After his son Beau died three years ago, social media was filled with stories of the support Biden had given people when they were grieving. And over the past few days others have stepped forward to describe how his literal and virtual hugs were welcome in their lives.

“Joe Biden is one of the truly decent and compassionate men in all of American politics,” wrote Meghan McCain on Twitter. “He has helped me through my fathers diagnosis, treatment and ultimate passing more than anyone of my fathers friends combined. I wish there was more empathy from our politicians not less.”

And in an essay on Medium, Stephanie Carter, the wife of former Secretary of Defense Ash Carter, defended Biden against commenters who called a photo of Biden with his hands on her shoulders during her husband’s swearing-in “creepy.”

“The Joe Biden in my picture is a close friend helping someone get through a big day, for which I will always be grateful,” she wrote. She had taken a spill on some ice in front of cameras earlier in the day, she explained, and was still feeling “uncharacteristically nervous ... as Ash was giving remarks.” That was when Biden “leaned in to tell me ‘thank you for letting him do this’ and kept his hands on my shoulders as a means of offering his support.”

The fact that the latest Biden accusations have traction, however, shows that there is more than one way to view that image. And like a 1980s hairstyle, something that looked normal and even flattering in one era comes to look completely different with time.

And that — the passage of time, the fact that this is a new moment — is far more likely the takeaway of this current Biden brouhaha.

Biden “has to understand that in the world we are in now, people’s space is important to them and what’s important is how they receive it, not necessarily how you intended it,” said House Speaker Nancy Pelosi, who, while three years older than Biden, has avoided coming across as a throwback to an earlier era.

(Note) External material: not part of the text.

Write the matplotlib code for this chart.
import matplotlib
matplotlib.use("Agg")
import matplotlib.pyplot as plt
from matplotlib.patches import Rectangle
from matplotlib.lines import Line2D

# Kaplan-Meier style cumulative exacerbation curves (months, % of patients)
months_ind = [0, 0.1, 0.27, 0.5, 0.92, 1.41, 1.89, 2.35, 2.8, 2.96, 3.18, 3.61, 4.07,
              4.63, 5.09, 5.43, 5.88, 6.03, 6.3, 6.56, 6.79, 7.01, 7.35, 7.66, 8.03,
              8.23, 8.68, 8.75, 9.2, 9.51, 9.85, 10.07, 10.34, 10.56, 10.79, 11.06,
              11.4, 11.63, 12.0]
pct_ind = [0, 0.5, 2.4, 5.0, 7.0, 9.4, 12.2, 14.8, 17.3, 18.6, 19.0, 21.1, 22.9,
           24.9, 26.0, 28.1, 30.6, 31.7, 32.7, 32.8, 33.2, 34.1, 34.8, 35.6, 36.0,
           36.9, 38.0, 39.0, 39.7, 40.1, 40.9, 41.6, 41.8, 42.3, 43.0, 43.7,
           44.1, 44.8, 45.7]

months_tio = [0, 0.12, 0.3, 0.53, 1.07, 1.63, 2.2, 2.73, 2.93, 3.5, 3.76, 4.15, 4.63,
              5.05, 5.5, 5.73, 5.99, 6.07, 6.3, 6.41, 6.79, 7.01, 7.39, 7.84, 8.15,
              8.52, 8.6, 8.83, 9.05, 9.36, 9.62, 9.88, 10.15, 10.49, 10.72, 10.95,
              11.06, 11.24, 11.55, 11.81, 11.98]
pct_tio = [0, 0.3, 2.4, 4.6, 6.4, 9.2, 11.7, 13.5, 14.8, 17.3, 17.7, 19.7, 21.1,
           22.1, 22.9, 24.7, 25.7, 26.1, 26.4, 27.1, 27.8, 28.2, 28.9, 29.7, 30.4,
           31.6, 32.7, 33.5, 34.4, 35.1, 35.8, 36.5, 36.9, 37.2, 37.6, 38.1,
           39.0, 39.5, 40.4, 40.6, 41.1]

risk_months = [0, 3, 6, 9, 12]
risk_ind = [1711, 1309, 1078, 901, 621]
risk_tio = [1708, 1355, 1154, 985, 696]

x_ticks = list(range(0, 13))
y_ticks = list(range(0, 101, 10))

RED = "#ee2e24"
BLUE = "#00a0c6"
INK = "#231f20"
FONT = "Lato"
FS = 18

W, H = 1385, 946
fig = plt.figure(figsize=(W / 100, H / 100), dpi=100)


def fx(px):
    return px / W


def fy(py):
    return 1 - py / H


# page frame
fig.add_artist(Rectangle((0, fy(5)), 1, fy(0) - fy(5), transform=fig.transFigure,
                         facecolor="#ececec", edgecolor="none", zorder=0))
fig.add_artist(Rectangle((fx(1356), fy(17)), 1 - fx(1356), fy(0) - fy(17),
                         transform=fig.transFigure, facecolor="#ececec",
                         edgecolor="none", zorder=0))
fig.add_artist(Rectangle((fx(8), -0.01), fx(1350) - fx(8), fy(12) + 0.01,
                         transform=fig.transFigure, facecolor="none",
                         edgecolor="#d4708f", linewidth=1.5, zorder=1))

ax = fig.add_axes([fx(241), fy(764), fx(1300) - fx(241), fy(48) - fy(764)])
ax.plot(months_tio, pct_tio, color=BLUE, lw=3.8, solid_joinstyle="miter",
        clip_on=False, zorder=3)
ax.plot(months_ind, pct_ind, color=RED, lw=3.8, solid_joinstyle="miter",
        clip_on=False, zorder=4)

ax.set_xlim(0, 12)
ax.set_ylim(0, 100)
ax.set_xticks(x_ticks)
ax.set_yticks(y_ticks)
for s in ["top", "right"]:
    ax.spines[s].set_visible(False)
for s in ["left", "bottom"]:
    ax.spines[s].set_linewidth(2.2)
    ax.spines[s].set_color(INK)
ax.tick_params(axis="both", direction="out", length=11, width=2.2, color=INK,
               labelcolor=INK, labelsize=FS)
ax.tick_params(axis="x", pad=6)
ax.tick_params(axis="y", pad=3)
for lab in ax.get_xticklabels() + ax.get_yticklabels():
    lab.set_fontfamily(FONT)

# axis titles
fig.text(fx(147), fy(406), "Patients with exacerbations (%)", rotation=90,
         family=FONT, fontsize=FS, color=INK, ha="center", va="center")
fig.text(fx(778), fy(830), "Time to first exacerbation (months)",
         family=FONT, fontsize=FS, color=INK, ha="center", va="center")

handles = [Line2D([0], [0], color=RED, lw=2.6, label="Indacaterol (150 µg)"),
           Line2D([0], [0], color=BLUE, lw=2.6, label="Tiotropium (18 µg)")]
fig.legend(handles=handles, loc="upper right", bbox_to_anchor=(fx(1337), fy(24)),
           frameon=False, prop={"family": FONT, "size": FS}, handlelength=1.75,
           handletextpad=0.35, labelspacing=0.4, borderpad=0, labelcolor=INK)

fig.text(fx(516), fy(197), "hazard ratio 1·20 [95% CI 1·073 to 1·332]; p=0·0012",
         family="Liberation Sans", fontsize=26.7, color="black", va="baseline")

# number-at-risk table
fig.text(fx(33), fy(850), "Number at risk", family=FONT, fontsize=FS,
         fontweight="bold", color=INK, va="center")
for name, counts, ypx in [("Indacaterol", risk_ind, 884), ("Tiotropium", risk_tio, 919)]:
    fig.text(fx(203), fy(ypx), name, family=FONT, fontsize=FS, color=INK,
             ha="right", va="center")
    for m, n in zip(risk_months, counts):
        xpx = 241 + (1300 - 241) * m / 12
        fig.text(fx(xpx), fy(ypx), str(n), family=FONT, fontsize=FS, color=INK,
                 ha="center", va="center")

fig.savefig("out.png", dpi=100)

She even had some stage instructions.

“Join the straight-arm club,” Pelosi said, advising her fellow Democrat to stick to arm’s-length handshakes with men and women alike. “Just pretend you have a cold and I have a cold.”

Biden himself stopped short of apologizing, but in a statement he did suggest that he knew times had changed and he had to change with them. “In my many years on the campaign trail and in public life, I have offered countless handshakes, hugs, expressions of affection, support and comfort,” he said in a statement. “And not once — never — did I believe I acted inappropriately. But we have arrived at an important time when women feel they can and should relate their experiences, and men should pay attention. And I will.”

Still, even if Biden can and does change, the allegations themselves contain a reminder to voters that at this stage of the reckoning — the part near the end where hairs are being split as well as sniffed — the way to end the chapter might be to simply move on to leaders who did not appear as characters in that chapter at all. In fact, that seems to be much of the point of bringing this up now.

Lappos hinted at this when she made her original allegation on Sunday, on a Facebook page for Connecticut Women in Politics that was picked up by the Hartford Courant.

“If Biden truly supports women and gender equality he would step aside and support one of the many talented and qualified women running,” she wrote. “The same goes for the other men who have thrown their hat in the ring. Women are 52 percent of the population. We are not a minority, we are the majority. It is time we are represented as such. After 45 male presidents it is time we elect a woman.”

The women already in the race have more than hinted at the same.

“If we spend our whole time talking about what men had done and what they didn’t do, we are never going to talk about what women can do,” said presidential candidate Sen. Amy Klobuchar when asked about the allegations about Biden in a television interview.

In short, Biden proudly, but also problematically, represents an old era at a time when many voters want a new one. If these allegations dent his prospective candidacy, it will not be because they show the man to be different than anyone thought he was, but because it is time for the country to be different than it used to be.

As New York Times columnist Michelle Goldberg wrote yesterday: “He’s the product of his time, and his time is up.”